In this connection the Court of Appeals of the District of Columbia in Whitcomb v. Blair, 25 F.2d 528, held: “Therefore the payment made by the trustee to appellant was in fact and law the distributive share of the income to which she was entitled as life tenant, and consisted in no part of capital depreciation restored to her. It was therefore taxable in her hands.”
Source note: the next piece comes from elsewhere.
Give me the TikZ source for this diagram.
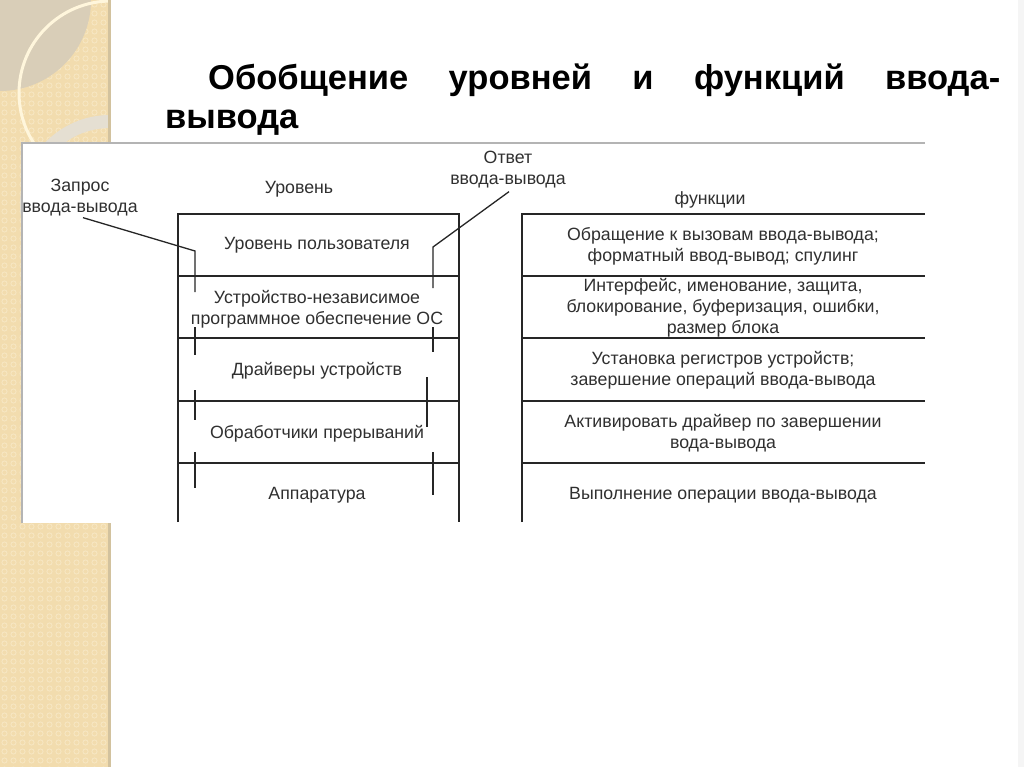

It is argued that the loss in the capital of the trust estate is in reality a loss to those who receive the entire income of the estate less expenses of administration. We do not think so. As was said in the case of Baltzell v. Mitchell, supra: “Wise and prudent management of the trust estate may dictate the sale of worthless securities, or those which yield a small return, and the purchase of others which yield a larger return. Such an exchange, while it may show a bookkeeping loss in the securities sold, may increase future returns upon the whole trust estate, and instead of entailing any loss upon the beneficiary may increase the income to be distributed to him thereafter.”
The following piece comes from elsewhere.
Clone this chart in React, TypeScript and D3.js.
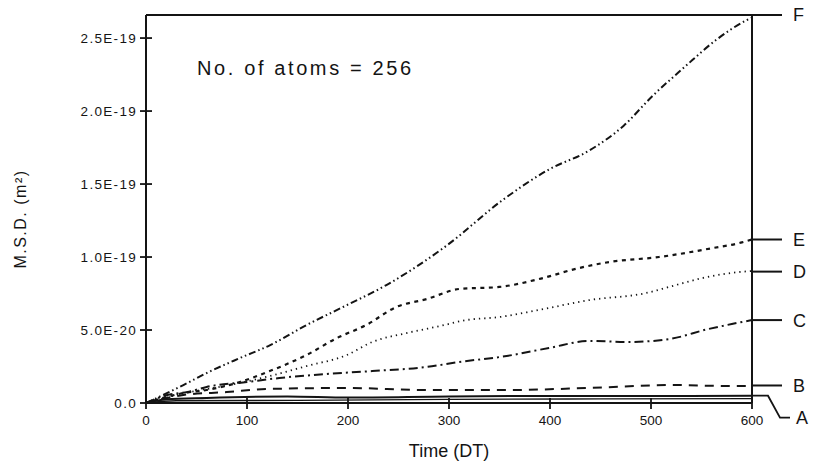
import * as d3 from "d3";
import { useEffect } from "react";

// time in DT, M.S.D. in m^2
const seriesF: [number, number][] = [
  [0, 0], [17, 5.5e-21], [37, 1.23e-20], [60, 2.05e-20], [93, 3.08e-20], [123, 3.97e-20],
  [159, 5.34e-20], [199, 6.71e-20], [238, 8.08e-20], [298, 1.08e-19], [353, 1.39e-19],
  [399, 1.6e-19], [439, 1.73e-19], [473, 1.9e-19], [501, 2.1e-19], [533, 2.3e-19],
  [565, 2.49e-19], [594, 2.62e-19], [600, 2.64e-19],
];
const seriesE: [number, number][] = [
  [0, 0], [37, 6.8e-21], [60, 8.9e-21], [93, 1.44e-20], [120, 2.12e-20], [159, 3.29e-20],
  [189, 4.45e-20], [218, 5.34e-20], [248, 6.58e-20], [278, 7.12e-20], [310, 7.81e-20],
  [350, 7.95e-20], [389, 8.49e-20], [429, 9.25e-20], [459, 9.66e-20], [508, 1.0e-19],
  [560, 1.06e-19], [590, 1.1e-19], [600, 1.12e-19],
];
const seriesD: [number, number][] = [
  [0, 0], [40, 7e-21], [80, 1.2e-20], [120, 1.8e-20], [159, 2.53e-20], [199, 3.29e-20],
  [224, 4.18e-20], [258, 4.79e-20], [291, 5.27e-20], [317, 5.68e-20], [350, 5.89e-20],
  [389, 6.37e-20], [439, 7.05e-20], [495, 7.53e-20], [521, 8.01e-20], [551, 8.56e-20],
  [587, 8.97e-20], [600, 9.04e-20],
];
const seriesC: [number, number][] = [
  [0, 0], [21, 5.5e-21], [41, 7.5e-21], [60, 1.1e-20], [100, 1.44e-20], [132, 1.71e-20],
  [179, 1.99e-20], [224, 2.19e-20], [278, 2.47e-20], [310, 2.81e-20], [357, 3.22e-20],
  [399, 3.77e-20], [439, 4.25e-20], [478, 4.18e-20], [518, 4.38e-20], [557, 5.07e-20],
  [580, 5.41e-20], [600, 5.68e-20],
];
const seriesB: [number, number][] = [
  [0, 0], [37, 5.5e-21], [80, 7.5e-21], [120, 9.6e-21], [199, 1.03e-20], [278, 8.9e-21],
  [357, 8.9e-21], [439, 1.03e-20], [521, 1.23e-20], [580, 1.16e-20], [600, 1.16e-20],
];
const seriesA: [number, number][] = [
  [0, 0], [20, 2.5e-21], [60, 3.5e-21], [140, 4.5e-21], [200, 3.8e-21], [300, 4.5e-21],
  [400, 4.8e-21], [500, 4.8e-21], [600, 5e-21],
];
const seriesA2: [number, number][] = [
  [0, 0], [30, 1.5e-21], [150, 1.8e-21], [300, 2.5e-21], [450, 2.8e-21], [600, 3e-21],
];

const curveNames = ["F", "E", "D", "C", "B", "A"];
const labelValues = [2.658e-19, 1.12e-19, 9.0e-20, 5.68e-20, 1.2e-20, 5e-21];

const xTicks = [0, 100, 200, 300, 400, 500, 600];
const yTicks = [0, 5e-20, 1e-19, 1.5e-19, 2e-19, 2.5e-19];
const yTickLabels = ["0.0", "5.0E-20", "1.0E-19", "1.5E-19", "2.0E-19", "2.5E-19"];
const yMax = 2.658e-19;

const ink = "#141414";
const font = "'Liberation Sans', Arial, sans-serif";

export default function App() {
  useEffect(() => {
    document.body.style.margin = "0";
  }, []);

  const x = d3.scaleLinear().domain([0, 600]).range([146, 752]);
  const y = d3.scaleLinear().domain([0, yMax]).range([403, 15]);

  const line = d3
    .line<[number, number]>()
    .x((d) => x(d[0]))
    .y((d) => y(d[1]))
    .curve(d3.curveMonotoneX);

  const curves = [
    { data: seriesF, dash: "7,3,1.5,3,1.5,3", w: 2 },
    { data: seriesE, dash: "4,4.5", w: 2.2 },
    { data: seriesD, dash: "1.3,4", w: 1.8 },
    { data: seriesC, dash: "9,4,2,4", w: 2 },
    { data: seriesB, dash: "9,7", w: 2 },
    { data: seriesA, dash: null, w: 2 },
    { data: seriesA2, dash: null, w: 1.4 },
  ];

  const [x0, x1] = x.range();
  const [yb, yt] = y.range();

  return (
    <svg width={814} height={468} style={{ display: "block", background: "#fff" }}>
      {/* frame */}
      <g stroke={ink} strokeWidth={2} fill="none">
        <line x1={x0} y1={yb} x2={x1} y2={yb} />
        <line x1={x0} y1={yb} x2={x0} y2={yt} />
        <line x1={x0} y1={yt} x2={x1} y2={yt} />
        <line x1={x1} y1={yb} x2={x1} y2={yt} />
      </g>

      {/* y ticks */}
      {yTicks.map((t, i) => (
        <g key={"y" + i}>
          <line x1={x0 - 6} x2={x0 + 6} y1={y(t)} y2={y(t)} stroke={ink} strokeWidth={1.8} />
          <text
            x={137}
            y={y(t)}
            dy="0.36em"
            textAnchor="end"
            fontFamily={font}
            fontSize={13.5}
            letterSpacing={1.3}
            fill={ink}
          >
            {yTickLabels[i]}
          </text>
        </g>
      ))}

      {/* x ticks */}
      {xTicks.map((t) => (
        <g key={"x" + t}>
          <line x1={x(t)} x2={x(t)} y1={yb - 5} y2={yb + 6} stroke={ink} strokeWidth={1.8} />
          <text
            x={x(t)}
            y={425}
            textAnchor="middle"
            fontFamily={font}
            fontSize={13.5}
            fill={ink}
          >
            {t}
          </text>
        </g>
      ))}

      {/* curves */}
      {curves.map((c, i) => (
        <path
          key={"c" + i}
          d={line(c.data) || ""}
          fill="none"
          stroke={ink}
          strokeWidth={c.w}
          strokeDasharray={c.dash || undefined}
          strokeLinecap="butt"
        />
      ))}

      {/* right-hand curve labels */}
      {curveNames.map((name, i) => {
        const ly = y(labelValues[i]);
        if (name === "A") {
          return (
            <g key={name}>
              <polyline
                points={`${x1},${ly} ${x1 + 16},${ly} ${x1 + 28},${ly + 22} ${x1 + 38},${ly + 22}`}
                fill="none"
                stroke={ink}
                strokeWidth={1.8}
              />
              <text x={x1 + 44} y={ly + 22} dy="0.36em" fontFamily={font} fontSize={18} fill={ink}>
                {name}
              </text>
            </g>
          );
        }
        return (
          <g key={name}>
            <line x1={x1} x2={x1 + 30} y1={ly} y2={ly} stroke={ink} strokeWidth={2} />
            <text x={x1 + 41} y={ly} dy="0.36em" fontFamily={font} fontSize={18} fill={ink}>
              {name}
            </text>
          </g>
        );
      })}

      {/* annotation */}
      <text
        x={197}
        y={75}
        fontFamily={font}
        fontSize={20}
        fill={ink}
        textLength={214}
        lengthAdjust="spacing"
      >
        No. of atoms = 256
      </text>

      {/* axis titles */}
      <text
        x={(x0 + x1) / 2}
        y={457}
        textAnchor="middle"
        fontFamily={font}
        fontSize={18}
        fill={ink}
      >
        Time (DT)
      </text>
      <text
        transform={`translate(26,${(yb + yt) / 2 + 10}) rotate(-90)`}
        textAnchor="middle"
        fontFamily={font}
        fontSize={16}
        fill={ink}
        letterSpacing={1.5}
      >
        M.S.D. (m²)
      </text>
    </svg>
  );
}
This precise question was raised in the United States District Court for the District of Massachusetts (Baltzell v. Casey, 1 F.2d 29), and judgment given for the government. This judgment was affirmed by the Circuit Court of Appeals for the First Circuit (Baltzell v. Mitchell, supra), and certiorari was denied by the Supreme Court (Baltzell v. Mitchell, 268 U.S. 690, 45 S. Ct. 510, 69 L. Ed. 1159). See, also, Whitcomb v. Blair, supra.

We agree with the reasoning and the conclusion reached in these cases, and the judgments are accordingly affirmed.